Sherry Salway Black is Board Vice Chair of the Johnson Scholarship Foundation. She is wearing a black blazer and has short silver hair.

Sherry Salway Black
Board Vice Chair

Sherry Salway Black has worked for more than 40 years in American Indian issues at the American Indian Policy Review Commission; Indian Health Service, First Nations Development Institute, the National Congress of American Indians, and as a private consultant.   She currently serves on the boards of directors of the Johnson Scholarship Foundation (Vice Chair), First Peoples Fund (Chairperson), and as a trustee for the Native American Agriculture Fund. She also serves on the board of trustees for the National Indian Child Welfare Association.  She was appointed by President Obama in 2011 to the President’s Advisory Committee on Financial Capability and in 2013 to the President’s Advisory Committee on Financial Capability for Young Americans.

Past board positions include the Hitachi Foundation (Director Emeritus), Council on Foundations for seven years where she served as Treasurer and on the Executive, Governance, and Membership Committees. She is also a past board member of Prosperity Now (formerly CFED), Trillium Asset Management Corporation, American Indian Business Leaders, Native Americans in Philanthropy and Women and Philanthropy.  She served two terms on the board of governors for Honoring Excellence in the Governance of Tribal Nations at Harvard University.

Ms. Black has a Master of Business Administration degree from the University of Pennsylvania and a Bachelor Degree from East Stroudsburg University where in 2013 she received the Distinguished Alumni Award.  In 2016, Ms. Black received a Special Distinguished Leadership Award from the National Congress of American Indians and in 2019 received the John W. Gardner Leadership Award from the Independent Sector.

She is Oglala Lakota and is originally from South Dakota.  She and her husband, Ron Black, a citizen of the Seneca Nation, live in Falmouth, VA.

Bea Awoniyi, PhD.
Treasurer

Bea joined the Johnson Scholarship Foundation Board in 2013. She serves as the Assistant Vice President for Student Affairs and College Ombudsman at Santa Fe College in Gainesville, Florida. She is committed to postsecondary access for students with disabilities, students from underrepresented population, and first-generation college students. She is an active member of the disability service professionals’ community serving as a past president of the national organization, the Association on Higher Education and Disability (AHEAD). She served as a member of Board of Directors of the AHEAD as well as its Florida affiliate—FL-AHEAD. She is the 2011 recipient of AHEAD’s highest honor, the Ronald E. Blosser Dedicated Service Award, the 2016 and 2018 Excellence in Diversity and Inclusion Award, and the first recipient of the Fredrick A. Fay Pioneer Award from Florida State University. She also serves as a Director on the Board of the Center for Independent Living of North Central Florida.

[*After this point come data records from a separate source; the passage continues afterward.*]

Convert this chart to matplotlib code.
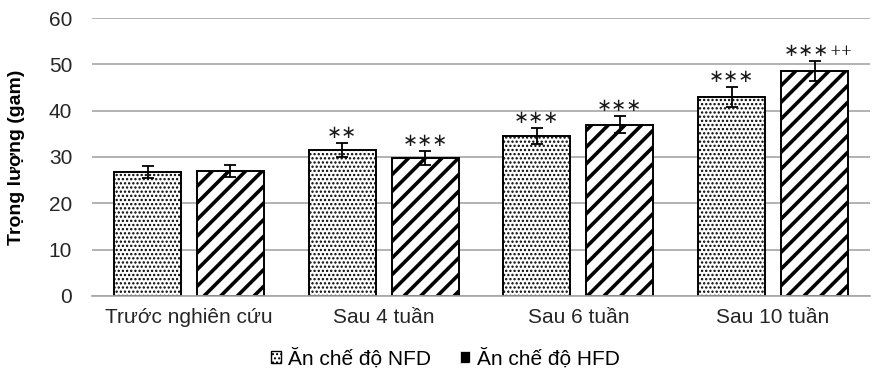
import matplotlib
matplotlib.use("Agg")
import matplotlib.pyplot as plt
from matplotlib.patches import Patch
import numpy as np

categories = ["Trước nghiên cứu", "Sau 4 tuần", "Sau 6 tuần", "Sau 10 tuần"]
nfd = [26.8, 31.5, 34.6, 42.9]
hfd = [26.9, 29.8, 37.0, 48.6]
nfd_err = [1.3, 1.6, 1.7, 2.2]
hfd_err = [1.3, 1.5, 1.8, 2.2]
nfd_marks = ["", "**", "***", "***"]
hfd_marks = ["", "***", "***", "***"]
hfd_sup = ["", "", "", "++"]
series_names = ["Ăn chế độ NFD", "Ăn chế độ HFD"]

plt.rcParams['font.family'] = ['Liberation Sans', 'DejaVu Sans']

fig = plt.figure(figsize=(8.73, 3.76), dpi=100)
ax = fig.add_axes([0.105, 0.213, 0.892, 0.739])

x = np.arange(len(categories))
w = 0.345
off = 0.213

with plt.rc_context({'hatch.linewidth': 1.1}):
    b1 = ax.bar(x - off, nfd, w, color='white', edgecolor='black',
                linewidth=1.4, hatch='....', label=series_names[0], zorder=2)
with plt.rc_context({'hatch.linewidth': 2.6}):
    b2 = ax.bar(x + off, hfd, w, color='white', edgecolor='black',
                linewidth=1.4, hatch='//', label=series_names[1], zorder=2)

ax.errorbar(x - off, nfd, yerr=nfd_err, fmt='none', ecolor='black',
            elinewidth=1.3, capsize=4, capthick=1.3, zorder=3)
ax.errorbar(x + off, hfd, yerr=hfd_err, fmt='none', ecolor='black',
            elinewidth=1.3, capsize=4, capthick=1.3, zorder=3)


def stars(s):
    return s.replace('*', '\u2217')


star_kw = dict(textcoords='offset points', ha='center', va='baseline',
               fontsize=13, family='DejaVu Sans', color='#1a1a1a')

for i in range(len(categories)):
    if nfd_marks[i]:
        ax.annotate(stars(nfd_marks[i]), xy=(x[i] - off, nfd[i] + nfd_err[i]),
                    xytext=(0, 3.5), **star_kw)
    if hfd_marks[i]:
        shift = -6 if hfd_sup[i] else 0
        t = ax.annotate(stars(hfd_marks[i]), xy=(x[i] + off, hfd[i] + hfd_err[i]),
                        xytext=(shift, 3.5), **star_kw)
        if hfd_sup[i]:
            ax.annotate(hfd_sup[i], xy=(1, 0), xycoords=t,
                        xytext=(0.5, 11.5), textcoords='offset points',
                        ha='left', va='top', fontsize=10, family='DejaVu Serif',
                        color='#1a1a1a')

ax.set_ylim(0, 60)
ax.set_xlim(-0.5, len(categories) - 0.5)
ax.set_yticks(range(0, 61, 10))
ax.set_xticks(x)
ax.set_xticklabels(categories, fontsize=15, color='#262626')
ax.tick_params(axis='y', labelsize=15, labelcolor='#262626', length=0, pad=14)
ax.tick_params(axis='x', length=0, pad=9)
ax.yaxis.grid(True, color='#a6a6a6', linewidth=1.2, zorder=0)
ax.set_axisbelow(True)
for s in ['top', 'right', 'left']:
    ax.spines[s].set_visible(False)
ax.spines['bottom'].set_color('#a6a6a6')
ax.spines['bottom'].set_linewidth(1.2)

ax.set_ylabel("Trọng lượng (gam)", fontsize=14, fontweight='bold')
ax.yaxis.set_label_coords(-0.085, 0.5)

# legend proxies: small squares like the original
with plt.rc_context({'hatch.linewidth': 1.0}):
    h1 = Patch(facecolor='white', edgecolor='black', hatch='....', linewidth=1.0)
with plt.rc_context({'hatch.linewidth': 1.6}):
    h2 = Patch(facecolor='black', edgecolor='white', hatch='/', linewidth=0.5)

fig.legend(handles=[h1, h2], labels=series_names, loc='lower center',
           bbox_to_anchor=(0.51, -0.03), ncol=2, frameon=False, fontsize=15,
           handlelength=0.5, handleheight=0.5, handletextpad=0.3,
           columnspacing=1.4)

fig.savefig("out.png", dpi=100)
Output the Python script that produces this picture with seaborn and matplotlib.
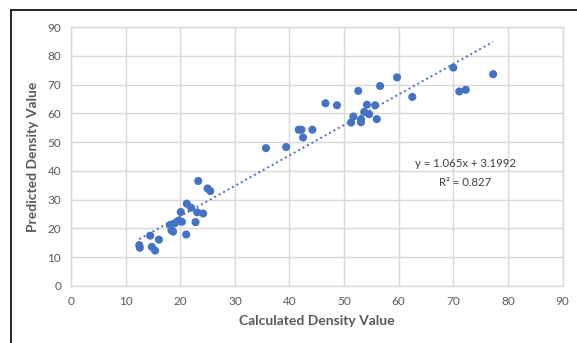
import numpy as np
import pandas as pd
import matplotlib.pyplot as plt
import seaborn as sns
from matplotlib.lines import Line2D

calculated = [12.5, 12.6, 14.5, 14.8, 15.4, 16.1, 18.1, 18.4, 18.7, 19.0,
              19.7, 20.3, 20.1, 21.1, 21.2, 22.0, 23.1, 24.2, 22.8, 23.3,
              25.0, 25.5,
              35.7, 39.4, 41.7, 42.2, 42.5, 44.2, 46.6, 48.7, 51.3, 51.7,
              52.6, 53.1, 53.1, 54.2, 53.7, 54.6, 55.7, 56.0, 56.6, 59.7,
              62.5, 70.0, 71.1, 72.3, 77.3]
predicted = [14.2, 13.3, 17.5, 13.6, 12.3, 16.1, 21.2, 19.4, 18.9, 21.8,
             22.7, 22.3, 25.7, 17.9, 28.6, 27.2, 25.6, 25.2, 22.2, 36.5,
             33.9, 33.0,
             47.9, 48.3, 54.3, 54.3, 51.6, 54.3, 63.5, 62.8, 56.8, 58.9,
             67.8, 57.9, 56.9, 63.0, 60.5, 59.7, 62.8, 58.0, 69.5, 72.5,
             65.7, 75.9, 67.6, 68.2, 73.6]

df = pd.DataFrame({'calc': calculated, 'pred': predicted})

sns.set_style('white')
plt.rcParams['font.family'] = ['Lato', 'DejaVu Sans']

fig = plt.figure(figsize=(5.77, 3.43), dpi=100)
ax = fig.add_axes([71 / 577, 1 - 286 / 343, (562.5 - 71) / 577, (286 - 27) / 343])

grid = '#d9d9d9'
ax.set_xlim(0, 90)
ax.set_ylim(0, 90)
ax.set_xticks(range(0, 91, 10))
ax.set_yticks(range(0, 91, 10))
ax.grid(True, color=grid, linewidth=1)
ax.set_axisbelow(True)
for s in ax.spines.values():
    s.set_color(grid)
    s.set_linewidth(1)

sns.regplot(data=df, x='calc', y='pred', ax=ax, ci=None,
            scatter_kws={'s': 34, 'color': '#4472c4', 'edgecolor': 'none', 'alpha': 1},
            line_kws={'color': '#4472c4', 'linestyle': (0, (1, 1.6)), 'linewidth': 1.4})

ax.tick_params(axis='both', length=0, labelsize=8.5, labelcolor='#595959', pad=7)
ax.set_xlabel('Calculated Density Value', fontsize=10, fontweight='bold',
              color='#595959', labelpad=6)
ax.set_ylabel('Predicted Density Value', fontsize=10, fontweight='bold',
              color='#595959', labelpad=6)

ax.text(72.2, 42.6, 'y = 1.065x + 3.1992', ha='center', va='center',
        fontsize=8.2, color='#404040')
ax.text(72.2, 36.1, 'R² = 0.827', ha='center', va='center',
        fontsize=8.2, color='#404040')

# outer chart border (top and left visible)
fig.add_artist(Line2D([11 / 577, 1], [1 - 10 / 343, 1 - 10 / 343],
                      transform=fig.transFigure, color='black', linewidth=1.2))
fig.add_artist(Line2D([11 / 577, 11 / 577], [0, 1 - 10 / 343],
                      transform=fig.transFigure, color='black', linewidth=1.2))

fig.savefig('out.png', dpi=100)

Bea is an active member of her church and is always involved in the ministries of Education and Disability Access. Together with her husband, Caleb, they coordinated efforts to church and secondary school building her hometown in Nigeria. They are now coordinating efforts to sustaining the school which is focused on a better preparation of students and increasing their postsecondary opportunities.

Bea and Caleb are blessed with three adult children and one granddaughter.

Bill Corwin
Secretary

Bill Corwin joined the Johnson Scholarship Foundation Board in 2018. He is the founder of Mission Velocity, a consulting firm dedicated to helping nonprofits accelerate and grow their impact. He has more than 20 years of nonprofit leadership and consulting experience. Most recently he was the Vice President of U.S. Programs for Save the Children, responsible for overseeing domestic programming for over 300,000 children annually in the U.S., with a staff of 700 and a budget of more than $50 million.

Prior to Save the Children, he was President of Clarke Schools for Hearing and Speech, an organization with seven locations serving deaf and hard of hearing children and a past grant recipient of the Johnson Scholarship Foundation. He also has been the executive director of two local CASA (Court Appointed Special Advocate) programs in California, and he served for seven years as the Chief Development Officer for National CASA. He formerly served on the boards of both the California CASA and National CASA Associations.

He now advises a wide range of nonprofits on fundraising, strategic planning and program development. Prior to his nonprofit work he was an attorney in private practice, the leader of a legal services program for homeless youth and a Deputy DA with the Santa Clara County (CA) District Attorney’s Office. He received his B.A. degree in history from Brown University and his J.D. from Columbia University School of Law. He lives in Northampton, Massachusetts, with his wife Jennifer and their two children.

Robert A. Krause
CEO

Robert A. Krause has served as a member of the JSF Board of Directors since 2013.  In April of 2020, he joined the JSF Staff to become the 4th Chief Executive Officer of the Foundation.

A Florida native, he graduated from Stetson University with a bachelor’s degree in political science and studied accounting at Florida Southern College. He holds a CPA license in the state of Florida.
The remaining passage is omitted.